As the clouds propagate toward the Michigan shore, they become more congested and are changing to a greenish-yellow. This color shift indicates that they clouds are deepening and changing phase to ice at their tops. In fact, these clouds are growing deep enough to precipitate. Since surface temperatures on the western edge of the lower peninsula of Michigan are well into the mid 40s, this takes the form of rain. A contemporaneous view of the NEXRAD radar mosaic is seen below.
Of course, the key factor in the development of lake effect precipitation is a difference in the temperature of the air that originated over the land relative to the temperature of the water surface. The Great Lakes Surface Enivronmental Analysis produced by our colleagues at NOAA’s Great Lakes Environmental Research Laboratory shows that mid-lake temperatures are in the low-to-mid 60s.

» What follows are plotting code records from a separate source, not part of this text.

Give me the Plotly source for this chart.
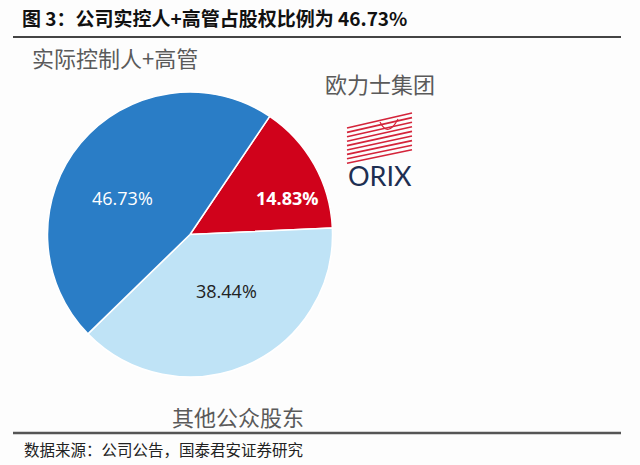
import plotly.graph_objects as go

# ---- data ----
labels = ["欧力士集团", "其他公众股东", "实际控制人+高管"]
values = [14.83, 38.44, 46.73]
colors = ["#d0021b", "#bfe3f6", "#2a7dc6"]
text_colors = ["white", "#222222", "white"]
text_bold = [True, False, False]
title_text = "图 3：公司实控人+高管占股权比例为 46.73%"
source_text = "数据来源：公司公告，国泰君安证券研究"

W, H = 640, 465
def px(x):
    return x / W
def py(y):
    return 1 - y / H

CJK = "Noto Sans CJK SC"

fig = go.Figure()
fig.add_trace(go.Pie(
    labels=labels, values=values, sort=False, direction="clockwise",
    rotation=34, marker=dict(colors=colors, line=dict(color="white", width=1.5)),
    textinfo="none", hoverinfo="label+percent", showlegend=False,
    domain=dict(x=[px(47.5), px(332.5)], y=[py(377), py(92)]),
))

annotations = []
# percentage labels inside slices
label_pos = [(287, 198), (226, 291), (122, 198)]
for v, (x, y), c, b in zip(values, label_pos, text_colors, text_bold):
    t = f"{v:.2f}%"
    if b:
        t = f"<b>{t}</b>"
    annotations.append(dict(x=px(x), y=py(y), xref="paper", yref="paper", text=t,
                            showarrow=False, font=dict(family="Open Sans", size=18, color=c),
                            xanchor="center", yanchor="middle"))

# category labels
annotations.append(dict(x=px(115), y=py(57), xref="paper", yref="paper", text=labels[2],
                        showarrow=False, font=dict(family=CJK, size=22, color="#5a5a5a"),
                        xanchor="center", yanchor="middle"))
annotations.append(dict(x=px(380), y=py(83), xref="paper", yref="paper", text=labels[0],
                        showarrow=False, font=dict(family=CJK, size=22, color="#5a5a5a"),
                        xanchor="center", yanchor="middle"))
annotations.append(dict(x=px(238), y=py(416), xref="paper", yref="paper", text=labels[1],
                        showarrow=False, font=dict(family=CJK, size=22, color="#5a5a5a"),
                        xanchor="center", yanchor="middle"))
# ORIX wordmark
annotations.append(dict(x=px(380), y=py(176), xref="paper", yref="paper", text="ORIX",
                        showarrow=False, font=dict(family="Lato", size=27, color="#1e2f52"),
                        xanchor="center", yanchor="middle"))
# title
annotations.append(dict(x=px(20), y=py(18), xref="paper", yref="paper", text=f"<b>{title_text}</b>",
                        showarrow=False, font=dict(family=CJK, size=19, color="#111111"),
                        xanchor="left", yanchor="middle"))
# source
annotations.append(dict(x=px(22), y=py(449), xref="paper", yref="paper", text=source_text,
                        showarrow=False, font=dict(family=CJK, size=15.5, color="#222222"),
                        xanchor="left", yanchor="middle"))

shapes = [
    dict(type="line", xref="paper", yref="paper", x0=px(13), x1=px(621), y0=py(37), y1=py(37),
         line=dict(color="#444444", width=2)),
    dict(type="line", xref="paper", yref="paper", x0=px(13), x1=px(621), y0=py(433), y1=py(433),
         line=dict(color="#555555", width=2.5)),
]
# ORIX logo stripes
for i in range(9):
    shapes.append(dict(type="line", xref="paper", yref="paper",
                       x0=px(347), y0=py(128 + i * 4.4), x1=px(412), y1=py(113 + i * 4.6),
                       line=dict(color="#d4243a", width=1.6)))
# arc motif in logo
shapes.append(dict(type="path", xref="paper", yref="paper",
                   path=f"M {px(380)} {py(122)} Q {px(388)} {py(138)} {px(398)} {py(119)}",
                   line=dict(color="#d4243a", width=1.2)))

fig.update_layout(
    width=W, height=H, margin=dict(l=0, r=0, t=0, b=0),
    paper_bgcolor="#fdfdfd", plot_bgcolor="#fdfdfd",
    annotations=annotations, shapes=shapes,
)
fig.write_html("out.html")
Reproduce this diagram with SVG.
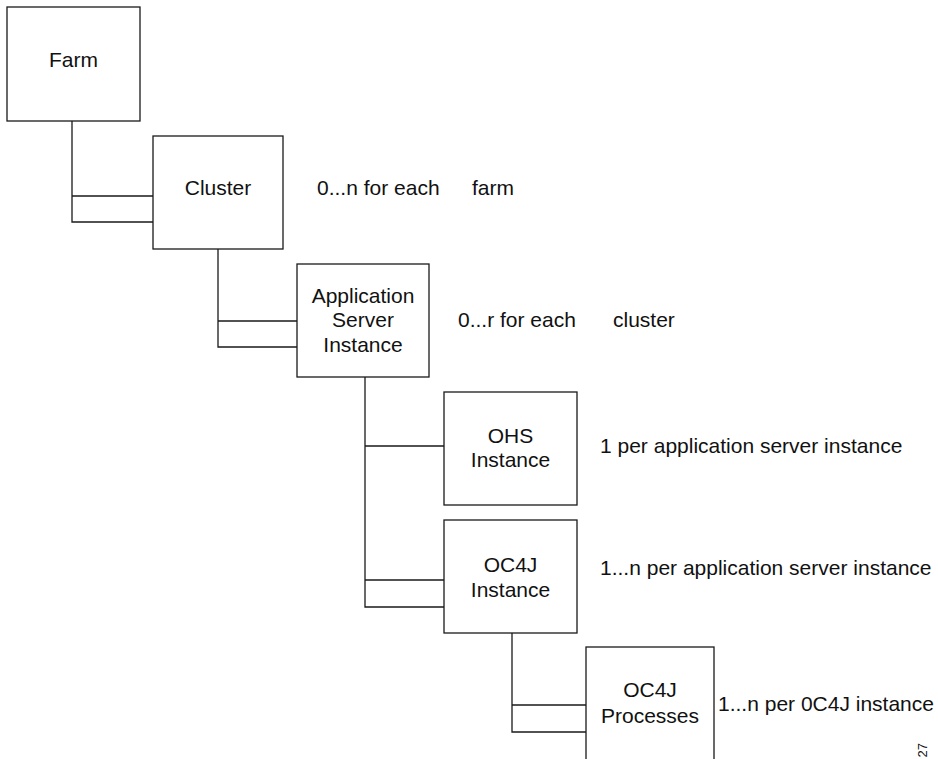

However, the surface temperatures over Wisconsin depicted in the initial animation show that the airmass likely has a temperature in the mid 40s. That is a substantial difference between the lake and the air that is advecting over it, and so it should not be a surprise that this is having an impact on the precipitation patterns.
As noted above, lake effect precipitation is shallow. One way to illustrate this is by looking at two adjacent radars. The minimum elevation angle for a NEXRAD weather radar is typically set to 0.5 degrees above the horizon while the surface of the earth is curving away from the beam. This means the further away from a radar one goes, the farther above the surface the bottommost radar beam is. While deep precipitation systems are tall enough to be easily visible from multiple radars, shallow systems can often sneak below the minimum beam height. Here, contemporaneous radar images from Grand Rapids, Michigan(left), and Detroit (right), are shown. Note how the Detroit radar is unable to detect the rain in the western half of the state: it’s just too shallow to appear on that radar.
The lake effect will likely be contributing to rain and snow over the next few months as the large thermal mass of the lake generally means it remains warmer than the surrounding land for much of the fall and winter. (In the spring, the temperature gradient reverses and lake breezes are born instead).